# Story of my life



## knownasskinny (Sep 4, 2017)

I am 19 years old and I weigh 121 pounds. I am 5'7 and I'm truly dedicated and driven to become the best version of my self. 
I go to the gym 5 days a week. I even would go to the gym 2 times per day. I know I may be skinny to you guys at this age but I am willing to change myself. I would watch lots of transformation videos and learn effective workouts on Youtube. It sure helps alot but I feel that people who interacts with me, impacts me even more. I need your help so if you could give me any advice on how to gain weight and muscle that would be awesome. 
I truly started to workout on May 1st, 2017. Working out at home but then couple weeks later, I started to hit the gym. 


I just need some guidance right now to become even bigger. I will not stop and the pain will not stop. Any REAL weight gain tips, workout plans, techniques, COMPLIMENTS, anything really. Thanks for reading and have a wonderful day.


This is my transformation for now, 


1st picture
March 17, 2017,    (19 years old, 110 pounds)


2nd picture
August 29th, 2017    (19 years old, 121 pounds)


----------



## bvs (Sep 4, 2017)

Keep at it bro, it took me 4 solid years to get to 200lbs. Eat big, lift big and get plenty of rest


----------



## Jin (Sep 4, 2017)

Good start. Looks like you aren't anywhere near the calories required for optimal growth. You gained lean mass AND your body fat went down (that's the benefit of being 19 and having optimal hormone levels).  You need to eat a lot more. Post up your diet and macros and if you haven't been tracking them download MyFitnessPal and do so for a week and get back to us. 

Programming and and training will take a backseat to diet especially considering you've just started, so any decent program will lead to gains. Focus on diet and rest now. 

Are you you doing Cardio? If so you may want to decrease that and/or cut it out all together.


----------



## knownasskinny (Sep 4, 2017)

Jin said:


> Good start. Looks like you aren't anywhere near the calories required for optimal growth. You gained lean mass AND your body fat went down (that's the benefit of being 19 and having optimal hormone levels).  You need to eat a lot more. Post up your diet and macros and if you haven't been tracking them download MyFitnessPal and do so for a week and get back to us.
> 
> Programming and and training will take a backseat to diet especially considering you've just started, so any decent program will lead to gains. Focus on diet and rest now.
> 
> Are you you doing Cardio? If so you may want to decrease that and/or cut it out all together.
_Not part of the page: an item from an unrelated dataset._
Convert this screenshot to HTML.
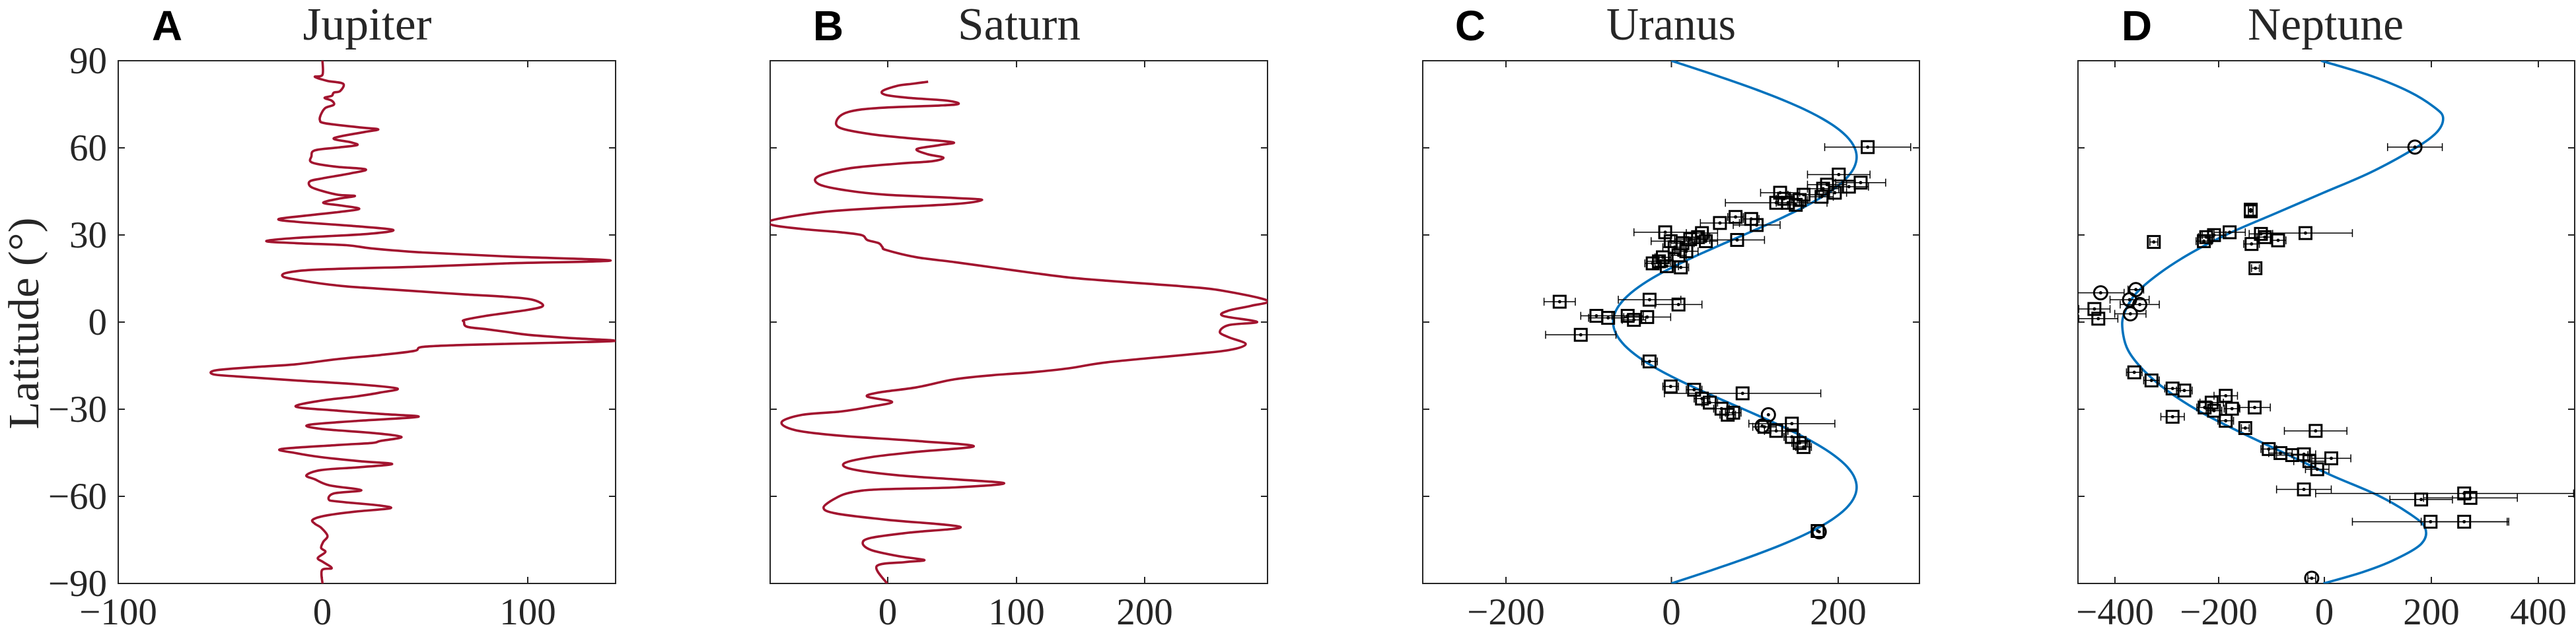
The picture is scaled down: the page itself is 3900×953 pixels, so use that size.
<!DOCTYPE html>
<html><head><meta charset="utf-8">
<style>
html,body{margin:0;padding:0;background:#fff;}
svg{display:block;}
.t{font-family:"Liberation Serif",serif;fill:#262626;}
.L{font-family:"Liberation Sans",sans-serif;font-weight:bold;fill:#000;}
</style></head>
<body>
<svg id="s" width="3900" height="953" viewBox="0 0 3900 953" xmlns="http://www.w3.org/2000/svg">
<defs>
<clipPath id="cA"><rect x="179" y="92" width="753" height="792"/></clipPath>
<clipPath id="cB"><rect x="1166" y="92" width="753" height="792"/></clipPath>
<clipPath id="cC"><rect x="2154" y="92" width="752" height="792"/></clipPath>
<clipPath id="cD"><rect x="3146" y="92" width="752" height="792"/></clipPath>
</defs>
<g id="g"></g>
<text class="L" x="253" y="61" font-size="64" text-anchor="middle">A</text>
<text class="L" x="1254" y="61" font-size="64" text-anchor="middle">B</text>
<text class="L" x="2226" y="61" font-size="64" text-anchor="middle">C</text>
<text class="L" x="3235" y="61" font-size="64" text-anchor="middle">D</text>
<text class="t" x="556" y="60" font-size="70" text-anchor="middle" textLength="195" lengthAdjust="spacingAndGlyphs">Jupiter</text>
<text class="t" x="1543" y="60" font-size="70" text-anchor="middle" textLength="186" lengthAdjust="spacingAndGlyphs">Saturn</text>
<text class="t" x="2530" y="60" font-size="70" text-anchor="middle" textLength="196" lengthAdjust="spacingAndGlyphs">Uranus</text>
<text class="t" x="3521" y="60" font-size="70" text-anchor="middle" textLength="236" lengthAdjust="spacingAndGlyphs">Neptune</text>
<text class="t" transform="translate(58,490) rotate(-90)" font-size="66" text-anchor="middle" textLength="321" lengthAdjust="spacingAndGlyphs">Latitude (°)</text>
</svg>
<script>
var NS="http://www.w3.org/2000/svg",G=document.getElementById('g');
function el(t,a,p){var e=document.createElementNS(NS,t);for(var k in a)e.setAttribute(k,a[k]);(p||G).appendChild(e);return e;}
function txt(x,y,s,anch){var e=el('text',{x:x,y:y,'class':'t','font-size':57,'text-anchor':anch});e.textContent=s;}
var T=92,B=884;
function Ylat(l){return 488-l*4.4;}
var ax=[[179,932,[[179,'−100'],[488,'0'],[799,'100']],true],
        [1166,1919,[[1344,'0'],[1539,'100'],[1733,'200']],false],
        [2154,2906,[[2280,'−200'],[2530.5,'0'],[2783,'200']],false],
        [3146,3898,[[3202,'−400'],[3359,'−200'],[3519,'0'],[3681,'200'],[3843,'400']],false]];
ax.forEach(function(a){
  var L=a[0],R=a[1];
  el('rect',{x:L,y:T,width:R-L,height:B-T,fill:'none',stroke:'#262626','stroke-width':2});
  for(var l=-60;l<=60;l+=30){var y=Ylat(l);
    el('line',{x1:L,x2:L+10,y1:y,y2:y,stroke:'#262626','stroke-width':2});
    el('line',{x1:R-10,x2:R,y1:y,y2:y,stroke:'#262626','stroke-width':2});}
  a[2].forEach(function(t){
    if(t[0]>L+2&&t[0]<R-2){
    el('line',{x1:t[0],x2:t[0],y1:T,y2:T+10,stroke:'#262626','stroke-width':2});
    el('line',{x1:t[0],x2:t[0],y1:B-10,y2:B,stroke:'#262626','stroke-width':2});}
    txt(t[0],946,t[1],'middle');
  });
  if(a[3]){[90,60,30,0,-30,-60,-90].forEach(function(l){txt(162,Ylat(l)+19,(l<0?'−':'')+Math.abs(l),'end');});}
});
function smooth(p){var d='M'+p[0][0].toFixed(1)+','+p[0][1].toFixed(1);
  for(var i=0;i<p.length-1;i++){var p0=p[i-1]||p[i],p1=p[i],p2=p[i+1],p3=p[i+2]||p2;
    d+='C'+(p1[0]+(p2[0]-p0[0])/6).toFixed(1)+','+(p1[1]+(p2[1]-p0[1])/6).toFixed(1)+' '+
      (p2[0]-(p3[0]-p1[0])/6).toFixed(1)+','+(p2[1]-(p3[1]-p1[1])/6).toFixed(1)+' '+p2[0].toFixed(1)+','+p2[1].toFixed(1);}
  return d;}
function zy(y){return 92+(y-153)*0.6116;}
var jup=[[763,153],[763,188],[745,193],[775,203],[812,210],[805,228],[790,232],[785,240],[768,245],[785,252],[790,262],[770,270],[760,285],[757,300],[770,308],[850,318],[895,323],[860,330],[790,345],[830,355],[845,362],[800,368],[745,375],[737,390],[738,405],[790,415],[865,422],[830,432],[760,445],[733,452],[735,465],[760,475],[800,485],[840,488],[800,495],[765,505],[810,512],[850,520],[800,528],[740,535],[660,545],[700,552],[830,562],[930,572],[870,582],[700,592],[630,600],[700,605],[820,610],[880,618],[1000,628],[1200,638],[1445,648],[1200,655],[1000,663],[760,670],[680,678],[670,688],[700,695],[760,705],[820,712],[900,718],[1000,725],[1100,732],[1200,738],[1260,745],[1285,760],[1250,770],[1150,785],[1100,795],[1098,800],[1105,812],[1150,818],[1200,825],[1250,832],[1350,840],[1455,847],[1300,852],[1100,857],[1000,862],[980,872],[900,882],[800,892],[700,905],[600,912],[510,920],[505,930],[560,935],[700,945],[850,955],[940,965],[900,975],[840,985],[760,995],[700,1010],[800,1020],[900,1028],[990,1035],[850,1045],[730,1055],[760,1065],[880,1075],[950,1085],[900,1095],[880,1100],[800,1105],[665,1115],[700,1125],[760,1135],[850,1145],[928,1152],[850,1160],[760,1167],[725,1180],[745,1190],[780,1205],[855,1217],[790,1225],[778,1240],[800,1245],[900,1255],[922,1262],[840,1270],[770,1280],[740,1290],[745,1300],[760,1310],[775,1330],[765,1345],[760,1360],[770,1370],[752,1385],[765,1395],[785,1410],[762,1415],[763,1448]];
var sat=[[530,205],[490,210],[450,215],[410,228],[420,238],[480,245],[580,252],[610,260],[560,264],[400,270],[320,280],[290,300],[300,320],[380,335],[480,345],[595,355],[560,362],[500,372],[530,385],[570,393],[540,402],[450,408],[320,420],[240,440],[245,460],[320,475],[420,485],[600,493],[672,498],[600,508],[400,518],[250,528],[120,548],[120,560],[200,570],[300,578],[355,585],[370,597],[400,605],[410,615],[420,622],[500,640],[600,652],[700,665],[800,678],[900,690],[1000,698],[1100,705],[1200,712],[1300,722],[1422,747],[1380,760],[1320,772],[1305,785],[1395,800],[1320,808],[1297,825],[1320,838],[1365,855],[1320,870],[1200,882],[1000,900],[900,915],[800,925],[700,932],[600,942],[500,962],[400,975],[370,985],[435,998],[380,1010],[300,1022],[200,1030],[145,1048],[180,1068],[300,1082],[500,1095],[650,1108],[500,1122],[380,1135],[310,1150],[330,1165],[450,1180],[600,1190],[730,1200],[600,1210],[400,1215],[330,1222],[290,1235],[255,1260],[290,1275],[420,1290],[615,1308],[480,1322],[380,1335],[358,1348],[380,1365],[450,1380],[520,1390],[470,1395],[395,1405],[422,1448]];
function curve(pts,fx,clip,col){var p=pts.map(function(q){return [fx(q[0]),zy(q[1])];});
  el('path',{d:smooth(p),fill:'none',stroke:col,'stroke-width':3.6,'stroke-linejoin':'round','clip-path':'url(#'+clip+')'});}
curve(jup,function(x){return x*0.6398;},'cA','#A2142F');
curve(sat,function(x){return 1100+x*0.5758;},'cB','#A2142F');
function z2(x){return 2050+x*1.1836;}
var up=[];for(var l=90;l>=-90;l-=2){var r=l*Math.PI/180;var u=100*Math.cos(r)-170*Math.cos(3*r);up.push([2530.5+u*1.261,Ylat(l)]);}
el('path',{d:smooth(up),fill:'none',stroke:'#0072BD','stroke-width':3.6,'clip-path':'url(#cC)'});
var nb=[[1237,153],[1300,190],[1350,230],[1383,270],[1393,295],[1385,330],[1357,370],[1300,430],[1240,480],[1180,530],[1120,580],[1070,630],[1030,680],[1000,730],[985,780],[983,820],[990,870],[1010,920],[1040,970],[1080,1020],[1130,1070],[1190,1125],[1250,1180],[1310,1230],[1350,1275],[1370,1310],[1365,1350],[1330,1390],[1290,1420],[1240,1448]];
curve(nb,z2,'cD','#0072BD');
function pt(q,clip){var x=z2(q[0]),y=zy(q[1]),l=q[2]*1.1836,r=(q[3]!=null?q[3]:q[2])*1.1836,c=q[4];
  var g=el('g',{'clip-path':'url(#'+clip+')'});
  if(l>3||r>3){el('line',{x1:x-l,x2:x+r,y1:y,y2:y,stroke:'#000','stroke-width':1.5},g);
    el('line',{x1:x-l,x2:x-l,y1:y-6,y2:y+6,stroke:'#000','stroke-width':1.5},g);
    el('line',{x1:x+r,x2:x+r,y1:y-6,y2:y+6,stroke:'#000','stroke-width':1.5},g);}
  if(c)el('circle',{cx:x,cy:y,r:10,fill:'none',stroke:'#000','stroke-width':3},g);
  else el('rect',{x:x-9,y:y-9,width:18,height:18,fill:'none',stroke:'#000','stroke-width':3},g);
  el('circle',{cx:x,cy:y,r:2.5,fill:'#000'},g);}
var U=[[657,367,55],[620,435,40],[648,455,32],[633,465,25],[605,460,25],[600,470,20],[615,480,15],[598,490,15],[575,485,20],[545,480,25],[540,505,65],[555,505,15],[565,510,10],[570,498,10],[550,495,10],[488,540,10],[508,545,10],[515,560,30],[468,555,25],[490,597,35],[398,578,40],[445,580,20],[440,590,15],[450,600,15],[430,595,20],[420,605,15],[405,600,25],[410,615,15],[425,625,15],[415,635,10],[395,640,10],[390,650,15],[382,655,10],[400,662,15],[418,665,10],[378,745,40],[415,757,30],[263,750,20],[310,785,20],[325,790,25],[350,785,20],[358,795,15],[375,788,30],[290,832,45],[378,898,10],[405,960,10],[435,968,10],[497,977,100],[445,990,10],[455,1000,10],[470,1015,10],[485,1025,10],[478,1030,10],[560,1052,55],[525,1060,15],[540,1070,15],[560,1085,10],[570,1100,10],[575,1110,10],[530,1030,0,0,1],[522,1058,0,0,1],[593,1318,0],[595,1320,0,0,1]];
U.forEach(function(q){pt(q,'cC');});
var N=[[1357,367,35,35,1],[1147,522,3],[1147,526,3],[1023,602,5],[1087,600,10],[1100,585,15],[1120,578,20],[1090,590,10],[1160,582,15],[1165,590,10],[1148,607,10],[1182,598,10],[1217,580,60],[1153,667,5],[955,728,30,30,1],[1000,720,10,10,1],[992,745,25,25,1],[1005,757,25,25,1],[993,780,20,20,1],[947,768,20],[952,792,25],[998,925,10],[1020,945,10],[1047,965,10],[1062,970,10],[1115,983,15],[1088,1012,10],[1097,1000,15],[1100,1020,10],[1123,1015,10],[1152,1012,20],[1047,1035,15],[1115,1045,10],[1140,1063,5],[1230,1070,40],[1170,1115,10],[1185,1125,15],[1200,1130,20],[1215,1128,15],[1222,1145,20],[1250,1138,25],[1232,1165,15],[1215,1215,35],[1420,1225,190,140],[1365,1240,40],[1428,1236,60],[1377,1295,100],[1420,1295,55],[1225,1435,5,5,1]];
N.forEach(function(q){pt(q,'cD');});
</script>
</body></html>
Thanks for the good feedback. I will start tracking my food down for now on and No I'm not doing any cardio.


----------



## BigSwolePump (Sep 4, 2017)

It looks like you are making some good progress. Keep at it. Eat, Eat and Eat. Keep training and you will get there.

Good Luck.


----------



## knownasskinny (Sep 4, 2017)

BigSwolePump said:


> It looks like you are making some good progress. Keep at it. Eat, Eat and Eat. Keep training and you will get there.
> 
> Good Luck.



Thanks for your advice sir.


----------



## PillarofBalance (Sep 4, 2017)

Burritos will make you huge.


----------



## NbleSavage (Sep 4, 2017)

Like the Bros said - track yer food (MyFitnessPal) and stay in a caloric surplus. 

In the gym, focus on getting stronger and the size gains will come. Master the basics - squats, bench, deads, OH press. The rest is details.

Nice progress so far - keep at it!


----------



## Seeker (Sep 4, 2017)

Nice noticeable transformation you have gotten these past few months. Being 5'7 has its advantages in this lifestyle. You'll do well if you stay consistent and continue to work hard in and out of the gym.  I bet the bishes are starting to take notice too.


----------



## knownasskinny (Sep 4, 2017)

Thanks for the advice. Anymore advice is great.


----------



## widehips71 (Sep 4, 2017)

Nothing like a good ol dick on the sink selfie to let the gainz really shine.  Good job.  Is Zeig coaching you?


----------



## snake (Sep 5, 2017)

WTF? In that short of a time you should be giving advice. Nice job.


----------



## knownasskinny (Sep 5, 2017)

Thank you all for the comments. Really means alot to me


----------



## Gibsonator (Sep 5, 2017)

yeah man good transformation so far! time to up those calories and keep lifting. track ur shit and add 300-500 cals every 3-4 weeks and see how that works for ya, good luck!


----------